Now suppose that $A$ is maximal and let $b \in R$ but $b \notin A$. It suffices to show that $b+A$ has a multiplicative inverse. (All other properties for a field follow trivially.)  
Consider $B=\{br+ a | r\in R, a \in A\}$. This is an ideal of $R$ that properly contains $A$ .
Since $A$ is maximal, we must have $B=R$. Thus, $1\in B$, say, $1=bc+a'$, where $a'\in A$.
Then $:$
$1 + A = bc + a'+A = bc + A = (b + A)(c + A).$
I can't understand why we chose $br+A$ in proof and not any other set .What does choosing this set ensures...

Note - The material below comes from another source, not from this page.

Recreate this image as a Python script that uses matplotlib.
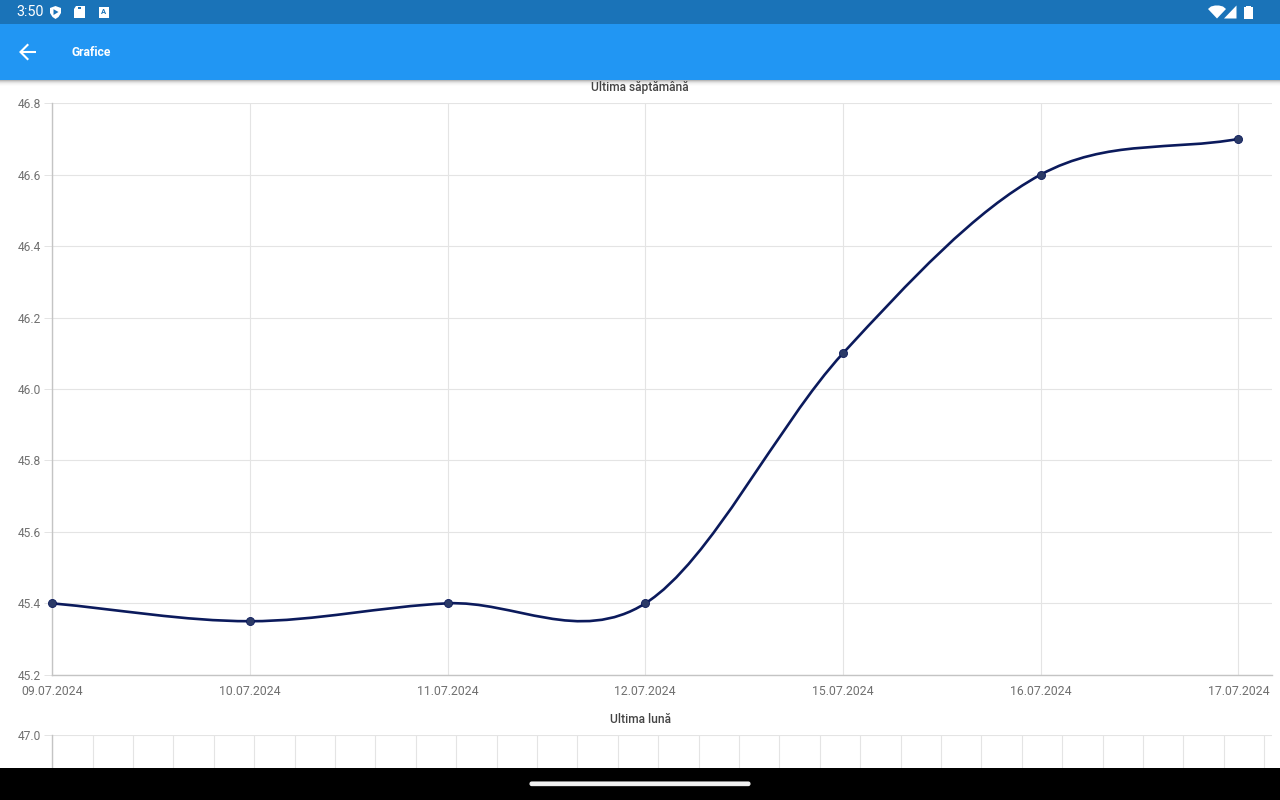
import matplotlib
matplotlib.use('Agg')
import matplotlib.pyplot as plt
from matplotlib.patches import Rectangle, Polygon, PathPatch, FancyBboxPatch
from matplotlib.path import Path

plt.rcParams['font.family'] = ['Roboto', 'DejaVu Sans']

W, H = 1280, 800

dates = ['09.07.2024', '10.07.2024', '11.07.2024', '12.07.2024', '15.07.2024', '16.07.2024', '17.07.2024']
values = [45.4, 45.35, 45.4, 45.4, 46.1, 46.6, 46.7]
y_ticks = [45.2, 45.4, 45.6, 45.8, 46.0, 46.2, 46.4, 46.6, 46.8]
month_top_tick = [47.0]
month_days = 30

LINE = '#0b1a5c'
DOT = '#2b3a67'
GRID = '#e4e4e4'
AXIS = '#c4c4c4'
LABEL = '#707070'
TITLE = '#444444'


def px_axes(left, top, right, bottom, **kw):
    # axes placed by pixel box, y measured from the top of the screen
    return fig.add_axes([left / W, 1 - bottom / H, (right - left) / W, (bottom - top) / H], **kw)


def smooth_path(xs, ys):
    # cubic segments, tangents from the neighbouring points
    n = len(xs)
    slope = []
    for i in range(n):
        a, b = max(i - 1, 0), min(i + 1, n - 1)
        slope.append((ys[b] - ys[a]) / (xs[b] - xs[a]))
    verts = [(xs[0], ys[0])]
    codes = [Path.MOVETO]
    for i in range(n - 1):
        d = (xs[i + 1] - xs[i]) / 3
        verts += [(xs[i] + d, ys[i] + slope[i] * d),
                  (xs[i + 1] - d, ys[i + 1] - slope[i + 1] * d),
                  (xs[i + 1], ys[i + 1])]
        codes += [Path.CURVE4] * 3
    return Path(verts, codes)


def style_axes(ax):
    ax.set_facecolor('none')
    for s in ('top', 'right'):
        ax.spines[s].set_visible(False)
    for s in ('left', 'bottom'):
        ax.spines[s].set_color(AXIS)
        ax.spines[s].set_linewidth(1.0)
    ax.tick_params(axis='y', length=6, width=0.7, color=GRID, labelsize=8.64, labelcolor=LABEL, pad=2)
    ax.tick_params(axis='x', length=0, labelsize=8.8, labelcolor=LABEL, pad=7)
    ax.grid(True, color=GRID, linewidth=0.8)
    ax.set_axisbelow(True)


fig = plt.figure(figsize=(12.8, 8), dpi=100, facecolor='white')

# weekly chart
left = 52.2
step = (1238.4 - left) / 6
ax = px_axes(left, 103.2, 1272, 674.8)
style_axes(ax)
x = list(range(len(values)))
ax.set_xlim(0, (1272 - left) / step)
ax.set_ylim(45.2, 46.8)
ax.set_xticks(x)
ax.set_xticklabels(dates)
ax.set_yticks(y_ticks)
ax.set_yticklabels([f'{v:.1f}' for v in y_ticks])
ax.add_patch(PathPatch(smooth_path(x, values), fill=False, edgecolor=LINE, linewidth=1.9, clip_on=False, zorder=3))
ax.plot(x, values, linestyle='none', marker='o', markersize=5.8, markerfacecolor=DOT,
        markeredgecolor=LINE, markeredgewidth=0.6, clip_on=False, zorder=4)

# monthly chart, cut off by the navigation bar
ax2 = px_axes(left, 735, 1272, 900)
style_axes(ax2)
ax2.set_xlim(0, (1272 - left) / 40.4)
ax2.set_ylim(46.6, 47.0)
ax2.set_xticks(range(month_days + 1))
ax2.set_xticklabels([])
ax2.set_yticks(month_top_tick)
ax2.set_yticklabels([f'{v:.1f}' for v in month_top_tick])

# screen furniture in pixel coordinates
ui = fig.add_axes([0, 0, 1, 1], zorder=10)
ui.set_xlim(0, W)
ui.set_ylim(H, 0)
ui.axis('off')
ui.patch.set_alpha(0)

ui.add_patch(Rectangle((0, 0), W, 24, color='#1a73b8', lw=0))
ui.add_patch(Rectangle((0, 24), W, 56, color='#2196f3', lw=0))
for i, a in enumerate([0.28, 0.18, 0.11, 0.06, 0.03, 0.012]):
    ui.add_patch(Rectangle((0, 80 + i), W, 1, color='black', alpha=a, lw=0))
ui.add_patch(Rectangle((0, 768), W, 32, color='black', lw=0))
ui.add_patch(FancyBboxPatch((530, 782), 220, 3.6, boxstyle='round,pad=0,rounding_size=1.8',
                            mutation_aspect=1, color='#f2f2f2', lw=0.8))

ui.text(16, 12.5, '3:50', color='white', fontsize=10.4, ha='left', va='center')
ui.text(72, 52, 'Grafice', color='white', fontsize=8.7, fontweight='bold', ha='left', va='center')
ui.text(640, 87, 'Ultima săptămână', color=TITLE, fontsize=8.64, fontweight='medium', ha='center', va='center')
ui.text(640, 719.4, 'Ultima lună', color=TITLE, fontsize=8.64, fontweight='medium', ha='center', va='center')

# back arrow
ui.plot([36, 21], [52, 52], color='white', lw=1.5, solid_capstyle='butt')
ui.plot([27.5, 20.5, 27.5], [45, 52, 59], color='white', lw=1.5, solid_joinstyle='miter')

# shield, sd card, keyboard box
ui.add_patch(Polygon([(50, 8), (55.5, 6), (61, 8), (61, 13), (58.5, 17), (55.5, 19), (52.5, 17), (50, 13)],
                     color='white', lw=0))
ui.add_patch(Polygon([(53.5, 9.2), (58.5, 12), (53.5, 15)], color='#1a73b8', lw=0))
ui.add_patch(Polygon([(76, 6), (85, 6), (85, 18), (74, 18), (74, 8.5)], color='white', lw=0))
ui.add_patch(Rectangle((78, 7), 3.4, 2.2, color='#1a73b8', lw=0))
ui.add_patch(Rectangle((98.5, 7), 10, 11, color='white', lw=0))
ui.text(103.6, 12, 'A', color='#1a73b8', fontsize=5.5, fontweight='bold', ha='center', va='center')

# wifi, signal, battery
ui.add_patch(Polygon([(1208, 9), (1211, 6.5), (1215, 5.5), (1219, 5.5), (1223, 6.5), (1226, 9), (1217, 18.5)],
                     color='white', lw=0))
ui.add_patch(Polygon([(1224, 18.5), (1236.5, 5.5), (1236.5, 18.5)], color='white', lw=0))
ui.add_patch(Rectangle((1244, 7), 8.5, 11.5, color='white', lw=0))
ui.add_patch(Rectangle((1246, 5.5), 4.5, 1.6, color='white', lw=0))

fig.savefig('out.png', dpi=100)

Also how do we prove that $B$ is an ideal of $R$ properly containing $A$.
Please help....
 A: Here we are given that $A$ is a maximal ideal of $R$ and are required to show that $R/A$ is a field.
We need to show three things for proving a field,that under multiplication operation:
$1.)$ it consists unity.
$2.)$ every element in it has a multiplicative inverse.
$3.)$ it is commutative.
$1.)$ it contains unity:
$(1+M)$ is unity of $R/A$.
$3.)$ it is commutative : as $R$ is commutative so is $R/A$ .
$2.)$ every element in it has multiplicative inverse :
as in comment We have to show that there's $r$ such that $(b+A)(r+A)=1+A.$ That's the same as showing $1-br$ is in $A.$

This task can be accomplished by showing that $bR+A$ is an ideal containing both $A$ and $bR$ then it has to be whole of $R$ ($\because$ it is given that $A$ is maximal ideal) .
Now to do this consider $bR=\{br|r \in R\}$
Clearly $b\in R$ and  $bR+A$ is an ideal  ($\because$ sum of 2 ideals is an ideal containing both ideals.)
since $A$ is maximal ideal of $R$ $\implies A+bR=R \implies 1\in R. \implies 1=a+br $
$\implies 1-a=br \implies 1-a+A=br+A$
$\implies 1+A=(b+A)(r+A)$.